Fossil fuels bear the signature of a particular carbon isotope — carbon-12. Based on the Northwestern measurements, when local CO2 concentrations rise, the isotopic composition of that CO2 becomes more C-12 enriched, which is indicative of this fossil fuel emission.

This CO2 fingerprinting “is a really powerful tool,” Jacobson says. In his view, it also provides compelling data in the discourse about human contributions to the rise of atmospheric CO2. “People are familiar with the ice core record, where there are relatively small variations in CO2 concentrations over glacial-interglacial time scales, but about the time that the industrial revolution begins, CO2 concentrations spike upward.

“Researchers have also analyzed the carbon isotope composition of that CO2. At the same time that CO2 concentrations increase, the isotopic composition of that CO2 trends toward a fossil fuel fingerprint. For isotope geochemists, that’s pretty much the smoking gun, incontrovertible evidence.”

Jacobson is working on a massive-scale expansion of his Chicago-area CO2 measurement project with more stations and locations, perhaps as part of a partnership with the Chicago Public Schools. With additional stations, Jacobson hopes to provide a high-resolution record of Chicago’s atmospheric CO2 levels.

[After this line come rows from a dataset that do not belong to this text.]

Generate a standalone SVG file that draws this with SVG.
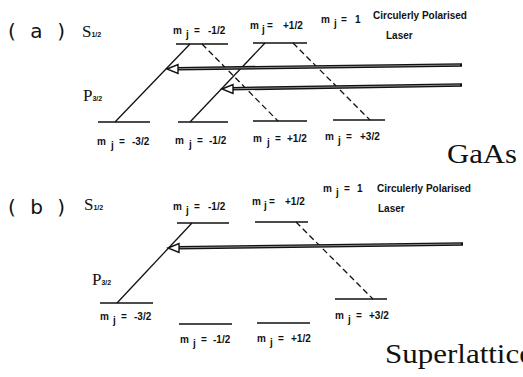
<svg xmlns="http://www.w3.org/2000/svg" width="523" height="377" viewBox="0 0 523 377">
<style>
.lv{stroke:#111;stroke-width:1.6;fill:none}
.sol{stroke:#111;stroke-width:1.3;fill:none}
.dash{stroke:#111;stroke-width:1.3;fill:none;stroke-dasharray:6 3.5}
.shaft{stroke:#111;stroke-width:3.6;fill:none}
.core{stroke:#999;stroke-width:0.9;fill:none}
.head{fill:#fff;stroke:#111;stroke-width:1.4}
.m{font-family:"Liberation Sans",Arial,sans-serif;font-weight:bold;font-size:10px;fill:#111}
.big{font-family:"Liberation Serif","Times New Roman",serif;font-size:17px;fill:#111}
.sub{font-family:"Liberation Sans",Arial,sans-serif;font-weight:bold;font-size:7px;fill:#111}
.tag{font-family:"DejaVu Sans",sans-serif;font-size:20px;fill:#111}
.mat{font-family:"Liberation Serif","Times New Roman",serif;font-size:28px;fill:#111}
</style>
<rect width="523" height="377" fill="#fff"/>

<g id="panel-a-labels">
<text class="tag" x="8" y="38" textLength="57" lengthAdjust="spacing">( a )</text>
<text class="big" x="82" y="37">S<tspan class="sub">1/2</tspan></text>
<text class="big" x="83" y="101">P<tspan class="sub">3/2</tspan></text>
<text class="m" x="373" y="19">Circulerly  Polarised</text>
<text class="m" x="386" y="39">Laser</text>
<text class="m" x="321" y="23">m<tspan x="334" dy="4">j</tspan><tspan x="341" dy="-4">=</tspan><tspan x="355">1</tspan></text>
<text class="mat" x="447" y="163" textLength="70" lengthAdjust="spacingAndGlyphs">GaAs</text>
</g>

<g id="a-S-m-1">
<line class="lv" x1="176" y1="44" x2="228" y2="44"/>
<text class="m" x="173" y="34">m<tspan x="186" dy="4">j</tspan><tspan x="194" dy="-4">=</tspan><tspan x="208">-1/2</tspan></text>
</g>
<g id="a-S-m+1">
<line class="lv" x1="253" y1="43" x2="307" y2="43"/>
<text class="m" x="250" y="29">m<tspan x="262" dy="4">j</tspan><tspan x="267" dy="-4">=</tspan><tspan x="283">+1/2</tspan></text>
</g>
<g id="a-P-m-3">
<line class="lv" x1="98" y1="122" x2="150" y2="122"/>
<text class="m" x="97" y="145">m<tspan x="111" dy="4">j</tspan><tspan x="119" dy="-4">=</tspan><tspan x="132">-3/2</tspan></text>
</g>
<g id="a-P-m-1">
<line class="lv" x1="178" y1="122" x2="228" y2="122"/>
<text class="m" x="175" y="144">m<tspan x="189" dy="4">j</tspan><tspan x="197" dy="-4">=</tspan><tspan x="209">-1/2</tspan></text>
</g>
<g id="a-P-m+1">
<line class="lv" x1="253" y1="121" x2="307" y2="121"/>
<text class="m" x="253" y="142">m<tspan x="267" dy="4">j</tspan><tspan x="275" dy="-4">=</tspan><tspan x="287">+1/2</tspan></text>
</g>
<g id="a-P-m+3">
<line class="lv" x1="333" y1="120" x2="385" y2="120"/>
<text class="m" x="325" y="140">m<tspan x="338" dy="4">j</tspan><tspan x="346" dy="-4">=</tspan><tspan x="360">+3/2</tspan></text>
</g>

<g id="panel-b-labels">
<text class="tag" x="8" y="214" textLength="57" lengthAdjust="spacing">( b )</text>
<text class="big" x="84" y="210">S<tspan class="sub">1/2</tspan></text>
<text class="big" x="92" y="285">P<tspan class="sub">3/2</tspan></text>
<text class="m" x="323" y="192">m<tspan x="336" dy="4">j</tspan><tspan x="344" dy="-4">=</tspan><tspan x="357">1</tspan></text>
<text class="m" x="377" y="192">Circulerly  Polarised</text>
<text class="m" x="378" y="212">Laser</text>
<text class="mat" x="385" y="363" textLength="148" lengthAdjust="spacingAndGlyphs">Superlattice</text>
</g>

<g id="b-S-m-1">
<line class="lv" x1="177" y1="223" x2="229" y2="223"/>
<text class="m" x="173" y="210">m<tspan x="186" dy="4">j</tspan><tspan x="194" dy="-4">=</tspan><tspan x="208">-1/2</tspan></text>
</g>
<g id="b-S-m+1">
<line class="lv" x1="255" y1="222" x2="308" y2="222"/>
<text class="m" x="252" y="205">m<tspan x="264" dy="4">j</tspan><tspan x="269" dy="-4">=</tspan><tspan x="285">+1/2</tspan></text>
</g>
<g id="b-P-m-3">
<line class="lv" x1="100" y1="303" x2="153" y2="303"/>
<text class="m" x="100" y="320">m<tspan x="113" dy="4">j</tspan><tspan x="121" dy="-4">=</tspan><tspan x="134">-3/2</tspan></text>
</g>
<g id="b-P-m-1">
<line class="lv" x1="179" y1="324" x2="232" y2="324"/>
<text class="m" x="180" y="343">m<tspan x="193" dy="4">j</tspan><tspan x="201" dy="-4">=</tspan><tspan x="213">-1/2</tspan></text>
</g>
<g id="b-P-m+1">
<line class="lv" x1="257" y1="323" x2="310" y2="323"/>
<text class="m" x="257" y="342">m<tspan x="270" dy="4">j</tspan><tspan x="278" dy="-4">=</tspan><tspan x="291">+1/2</tspan></text>
</g>
<g id="b-P-m+3">
<line class="lv" x1="335" y1="299" x2="387" y2="299"/>
<text class="m" x="335" y="319">m<tspan x="348" dy="4">j</tspan><tspan x="356" dy="-4">=</tspan><tspan x="369">+3/2</tspan></text>
</g>

<g id="connectors">
<line class="sol" x1="190" y1="44" x2="115" y2="122"/>
<line class="sol" x1="265" y1="43" x2="190" y2="122"/>
<line class="dash" x1="202" y1="44" x2="278" y2="121"/>
<line class="dash" x1="293" y1="43" x2="370" y2="120"/>
<line class="sol" x1="192" y1="223" x2="117" y2="303"/>
<line class="dash" x1="296" y1="222" x2="373" y2="299"/>

<line class="shaft" x1="176" y1="68.7" x2="462" y2="65"/>
<line class="core" x1="178" y1="68.7" x2="460" y2="65"/>
<polygon class="head" points="167,69 178,64.5 178,73.5"/>

<line class="shaft" x1="231" y1="88.7" x2="462" y2="85"/>
<line class="core" x1="233" y1="88.7" x2="460" y2="85"/>
<polygon class="head" points="222,89 233,84.5 233,93.5"/>

<line class="shaft" x1="177" y1="247.7" x2="463" y2="244"/>
<line class="core" x1="179" y1="247.7" x2="461" y2="244"/>
<polygon class="head" points="168,248 179,243.5 179,252.5"/>
</g>
</svg>
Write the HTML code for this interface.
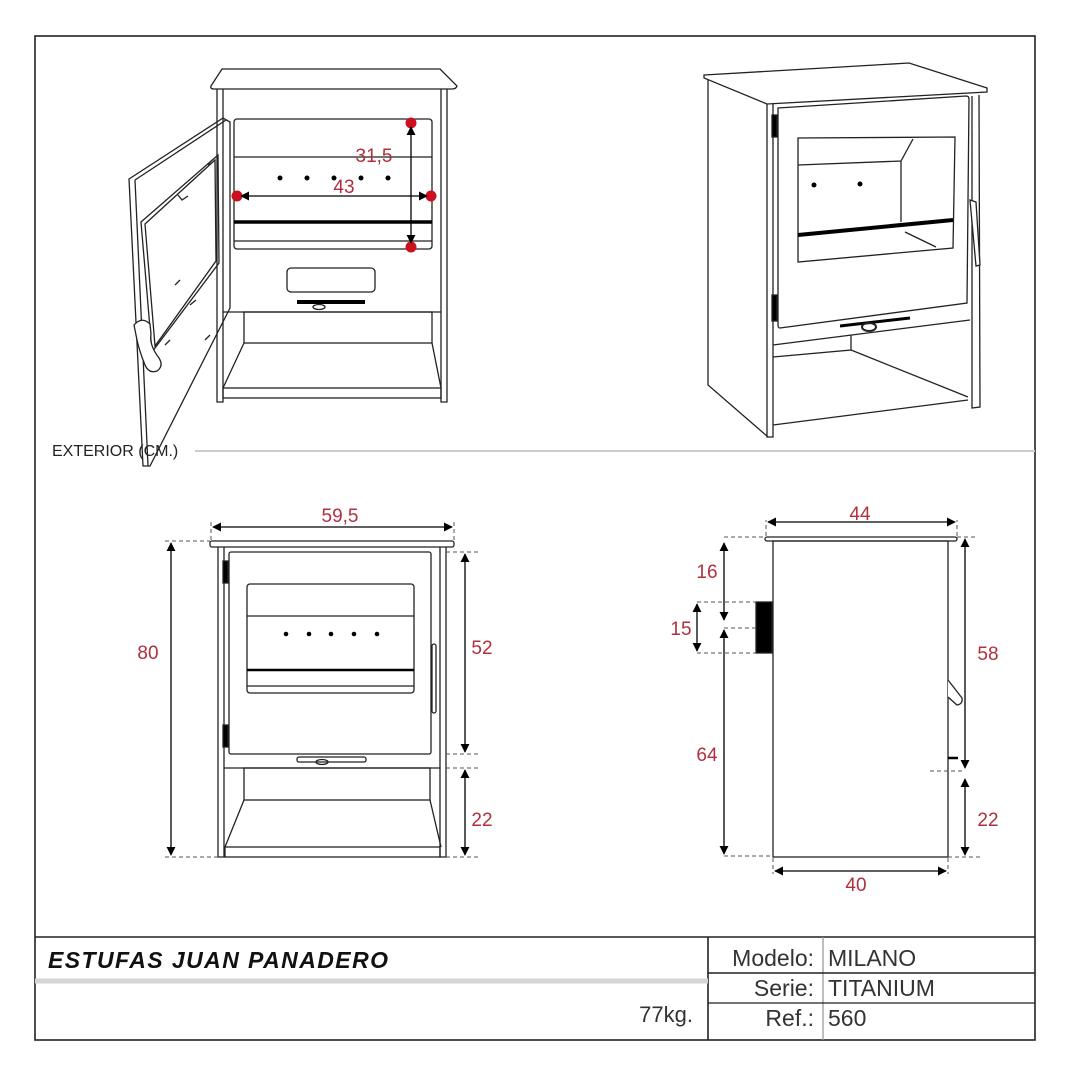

“One of the immediate questions you could ask is, if we’re implementing changes in how we utilize energy or how we insulate our homes, do we see any effect in the data?” Jacobson asks. “A lot of carbon accounting is forward theoretical, but there are very few measurements on the back end to ensure compliance. I don’t expect that these questions will have easy answers, but our project is a step in the right direction.”